Supporting deregulation, he said, was some very sound research, in the main instigated by AFTA but also drawing on wide-ranging industry consultation across a more than five-year period leading into the launch of ATAS on 1 July 2014.

Merricks said there was nothing to be gained “by change simply for the sake of change”.

The quality of the data in a Regulatory Impact Statement was compelling enough to result in a balanced conclusion “as evidenced by government ratification state by state across the country which in itself was no mean feat”, he said.

“Yes there have been six known agency failures in the twelve months since deregulation – but the reality is that the market is no longer localised geographically and product and process innovation are likely to have much larger consumer welfare effects overall.

“Simply because they can happen now, comprehensive consumer financial guarantees continue to evolve and be developed by several industry networks, all of which are intended to provide consumer protection limited to the insolvency of any of its members, effectively replacing the former TCF consumer protection.

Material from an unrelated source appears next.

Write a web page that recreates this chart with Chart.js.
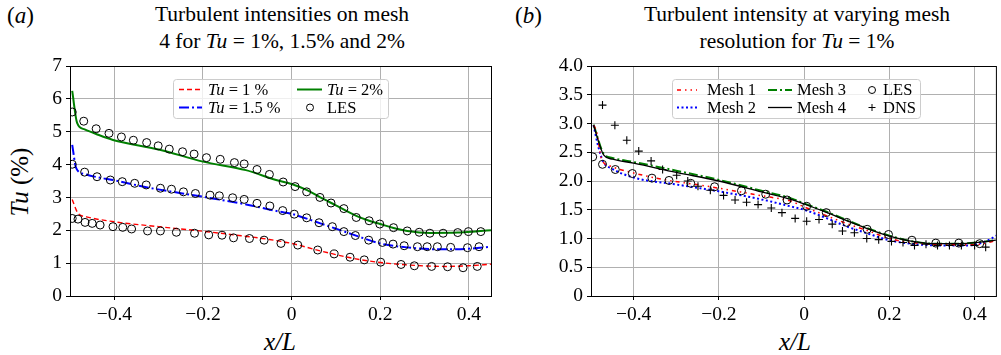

“MTA is one of these networks and we have been extremely proactive in this area.

“In February we launched Zero Flight Risk whereby any client purchasing travel products and services through MTA can rest assured the company will guarantee their funds in the event of any approved travel intermediary or supplier becoming insolvent and being unable to deliver the product or service.

“One year on from deregulation, there is also no doubt the travel landscape has changed and will continue to change.

“But at the end of the day, the bigger picture comes back to education and elevation of standards (ATAS) and continues to be the progressive way forward.”

Edited by Peter Needham


Currently there are "3 comments" on this Article:

  1. Nicky says:

    All well and good for the big players. What about the independent travel agencies lacking the funds for big insurances. Perhaps there should be a TCF style product for the small businesses at a lower cost than the ATAS costs.

  2. Andris says:


    Deregulation ,what is the reality in the market place , self interest of a select group of service providers who had priveleged access to policy makers . There is no mention in the article of corresponding consultation on the issue with consumer groups because clients are not so organised .

    That is the victims actual and potential were not consulted prior to deregulation and the abolition of the TCF .

    Given that some larger groups/ networks of agents may use trust a/c and other means to safeguard client money ,big deal. .Such safeguards should be mandatory best practices universally within any service industry providing a consumer product/ service

    The reality of the insurance market is that no insurer will insure a client against a collapse of a service provider within the Travel industry for sound commercial reasons . The market is to miniscule and only shonks will offer it to there clients if the product is voluntary

    A recent example is the Tasmanian government’s decision re builders warranty insurance . BWI is described by Choice magazine as junk insurance . As a mandatory product the insurers were prepared to sell it in Tasmania . The day the product was made voluntary in Tasmania , every insurer withdrew from the Tasmanian market

    Every travel agent client who as a result of the abolition of the TCF has lost money and their travels disrupted will refute the views expressed in the article and would vote 100% for the immediate re instatement of the TCF and would be very grateful if they were immediately compensated from the $25 million in surplus consumer funds that the state governments intend to pocket as revenue

    Deregulation is clearly only of benefit to a few in the industry and the result is consumer detriment a issue not addressed by Consumer Affair’s Ministers prior to deregulation .

    The evidence is clear consumer protection requires the re instatement of the TCF as in this instance deregulation has resulted in significant consumer detriment were it did not exist previously

  3. Robyn says:

    well Roy, you clearly didnt read all the crap we read, the industry was deregulated with 141 other industries.
    a great deal of the consultation revolved around flight center and the average spend at the time of $5000.
    AFTA was the advisory body that recommended which agencies the govt. to looked at. Unfortunately it didnt include
    independents with an average spend of $12500 almost 3 times that of FC. The entire advisory was most certainly swayed
    in its proposal, and a lack of understanding of the Trust deed did not help. So why do people keep sticking their
    head up to put their 50 cents in. Yes ATAS has come along way is it perfect – who knows as the industry is now
    deeply divided, What will be interesting is the future, and yes Roy the face of travel agents will most certainly change.